Key Factual Allegations
- Calapatia, Jr. executed a deed of pledge dated 21 August 1974 covering Stock Certificate No. 1219 in favor of China Banking Corporation.
- VGCCI acknowledged the pledge in its books by letter dated 27 September 1974 after petitioner requested recording on 16 September 1974.
- China Banking Corporation advanced a loan of P20,000 to Calapatia on 3 August 1983 that was secured by the existing pledge.
- Petitioner initiated extrajudicial foreclosure on 12 April 1985 and became highest bidder at the public auction held on 17 September 1985 for P20,000, whereupon a certificate of sale was issued to petitioner.
- VGCCI thereafter published an auction of various stock certificates on 4 December 1986 and sold Stock Certificate No. 1219 on 10 December 1986 for P25,000 arising from Calapatia’s alleged delinquency.
- Petitioner requested issuance of a new stock certificate in its name on 5 May 1989 and protested VGCCI’s subsequent recognition of the 1986 sale on 2 March 1990.
Procedural History
- Petitioner filed a complaint in the Regional Trial Court of Makati on 9 March 1990 which was dismissed for lack of jurisdiction on 18 June 1990 and whose reconsideration was denied on 27 August 1990.
- Petitioner filed a complaint with the SEC on 20 September 1990 seeking annulment of the 10 December 1986 auction, cancellation of any certificate issued therefrom, issuance of a new certificate in petitioner’s name, and damages.

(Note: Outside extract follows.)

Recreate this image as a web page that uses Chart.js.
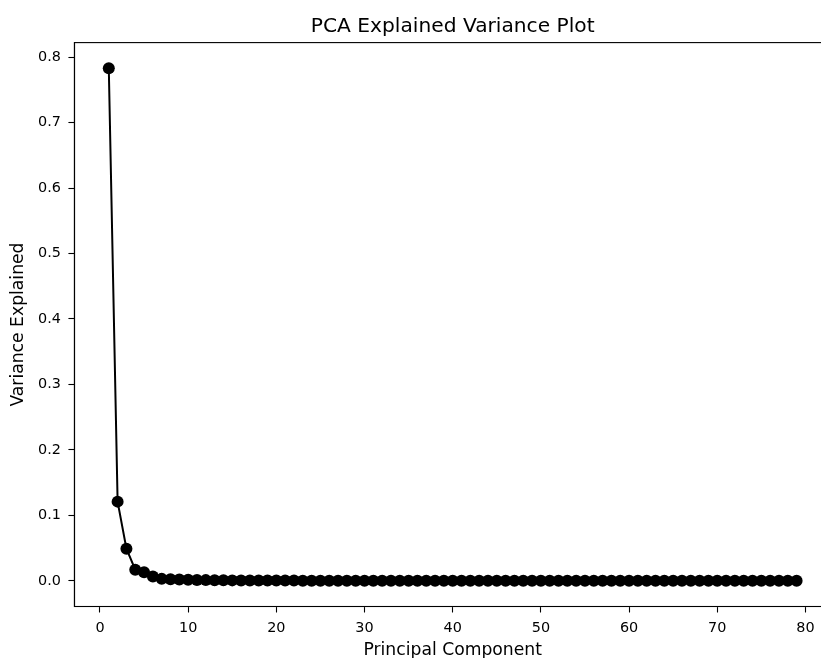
<!DOCTYPE html>
<html>
<head>
<meta charset="utf-8">
<script src="https://cdn.jsdelivr.net/npm/chart.js@4.4.1/dist/chart.umd.min.js"></script>
<style>
  html, body { margin: 0; padding: 0; background: #fff; overflow: hidden; }
  #wrap { width: 850px; height: 670px; }
</style>
</head>
<body>
<div id="wrap"><canvas id="c" width="850" height="670"></canvas></div>
<script>
// Principal component index (categories)
const components = [];
for (let i = 1; i <= 79; i++) components.push(i);

// Explained variance ratio per component
const varianceExplained = [
  0.783, 0.121, 0.049, 0.017, 0.013, 0.0068, 0.0030, 0.0024, 0.0019, 0.0015,
  0.0013, 0.0011, 0.0009, 0.0008, 0.0007, 0.0006, 0.0006, 0.0005, 0.0005, 0.0004,
  0.0004, 0.0004, 0.0003, 0.0003, 0.0003, 0.0003, 0.0002, 0.0002, 0.0002, 0.0002,
  0.0002, 0.0002, 0.0001, 0.0001, 0.0001, 0.0001, 0.0001, 0.0001, 0.0001, 0.0001,
  0.0001, 0.0001, 0.0001, 0.0001, 0.0001, 0.0001, 0.00005, 0.00005, 0.00005, 0.00005,
  0.00005, 0.00005, 0.00005, 0.00005, 0.00005, 0.00005, 0.00004, 0.00004, 0.00004, 0.00004,
  0.00003, 0.00003, 0.00003, 0.00003, 0.00003, 0.00002, 0.00002, 0.00002, 0.00002, 0.00002,
  0.00001, 0.00001, 0.00001, 0.00001, 0.00001, 0.00001, 0.000005, 0.000005, 0.000002
];

const xTicks = [0, 10, 20, 30, 40, 50, 60, 70, 80];
const yTicks = [0.0, 0.1, 0.2, 0.3, 0.4, 0.5, 0.6, 0.7, 0.8];

const titleText = 'PCA Explained Variance Plot';
const xLabel = 'Principal Component';
const yLabel = 'Variance Explained';

const FONT = "'DejaVu Sans', sans-serif";

const points = components.map((c, i) => ({ x: c, y: varianceExplained[i] }));

const frame = {
  id: 'frame',
  afterDatasetsDraw(chart) {
    const a = chart.chartArea;
    const ctx = chart.ctx;
    ctx.save();
    ctx.strokeStyle = '#000';
    ctx.lineWidth = 1.1;
    ctx.strokeRect(a.left, a.top, a.right - a.left, a.bottom - a.top);
    ctx.restore();
  }
};

new Chart(document.getElementById('c'), {
  type: 'line',
  data: {
    datasets: [{
      data: points,
      xAxisID: 'x',
      yAxisID: 'y',
      borderColor: '#000',
      backgroundColor: '#000',
      borderWidth: 2,
      pointRadius: 6,
      pointHoverRadius: 6,
      pointBackgroundColor: '#000',
      pointBorderColor: '#000',
      pointBorderWidth: 0,
      tension: 0,
      fill: false
    }]
  },
  options: {
    responsive: false,
    animation: false,
    events: [],
    layout: { padding: { left: 0, right: 19, top: 0, bottom: 0 } },
    plugins: {
      legend: { display: false },
      tooltip: { enabled: false },
      title: { display: false }
    },
    scales: {
      x: {
        type: 'linear',
        position: 'bottom',
        min: -2.9,
        max: 82.9,
        afterBuildTicks(scale) { scale.ticks = xTicks.map(v => ({ value: v })); },
        afterFit(scale) { scale.height = 63.5; },
        ticks: {
          color: '#000',
          font: { family: FONT, size: 14.4 },
          padding: 7,
          maxRotation: 0,
          callback: v => String(v)
        },
        grid: { drawOnChartArea: false, drawTicks: true, tickLength: 6, tickColor: '#000', tickWidth: 1.1 },
        border: { display: true, color: '#000', width: 1.1 },
        title: {
          display: true,
          text: xLabel,
          color: '#000',
          font: { family: FONT, size: 17.2, lineHeight: 1.2 },
          padding: { top: 0, bottom: 9 }
        }
      },
      titleAxis: {
        type: 'linear',
        axis: 'x',
        position: 'top',
        min: -2.9,
        max: 82.9,
        afterFit(scale) { scale.height = 42.6; },
        ticks: { display: false },
        grid: { display: false, drawTicks: false },
        border: { display: false },
        title: {
          display: true,
          text: titleText,
          color: '#000',
          font: { family: FONT, size: 20.2, lineHeight: 1.2 },
          padding: { top: 14.3, bottom: 0 }
        }
      },
      y: {
        type: 'linear',
        position: 'left',
        min: -0.0392,
        max: 0.8222,
        afterBuildTicks(scale) { scale.ticks = yTicks.map(v => ({ value: v })); },
        afterFit(scale) { scale.width = 74.4; },
        ticks: {
          color: '#000',
          font: { family: FONT, size: 14.4 },
          padding: 7.5,
          callback: v => Number(v).toFixed(1)
        },
        grid: { drawOnChartArea: false, drawTicks: true, tickLength: 6, tickColor: '#000', tickWidth: 1.1 },
        border: { display: true, color: '#000', width: 1.1 },
        title: {
          display: true,
          text: yLabel,
          color: '#000',
          font: { family: FONT, size: 17.2, lineHeight: 1.2 },
          padding: { top: 8.2, bottom: 0 }
        }
      }
    }
  },
  plugins: [frame]
});
</script>
</body>
</html>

- The SEC Hearing Officer rendered judgment for VGCCI on 3 January 1992 and denied reconsideration on 14 April 1992.
- The SEC en banc reversed the hearing officer on 4 June 1993 and ordered the 1986 auction declared null and void and issuance of a membership certificate to petitioner; the SEC denied reconsideration on 7 December 1993.
- The Court of Appeals annulled the SEC orders for lack of jurisdiction on 15 August 1994 and denied petitioner’s motion for reconsideration, prompting the present Rule 45 petition.
Issues Presented
- Whether the Securities and Exchange Commission had jurisdiction to entertain and decide petitioner’s complaint.
- Whether China Banking Corporation acquired a valid ownership right to Stock Certificate No. 1219 through the 17 September 1985 foreclosure sale and consequent certificate of sale.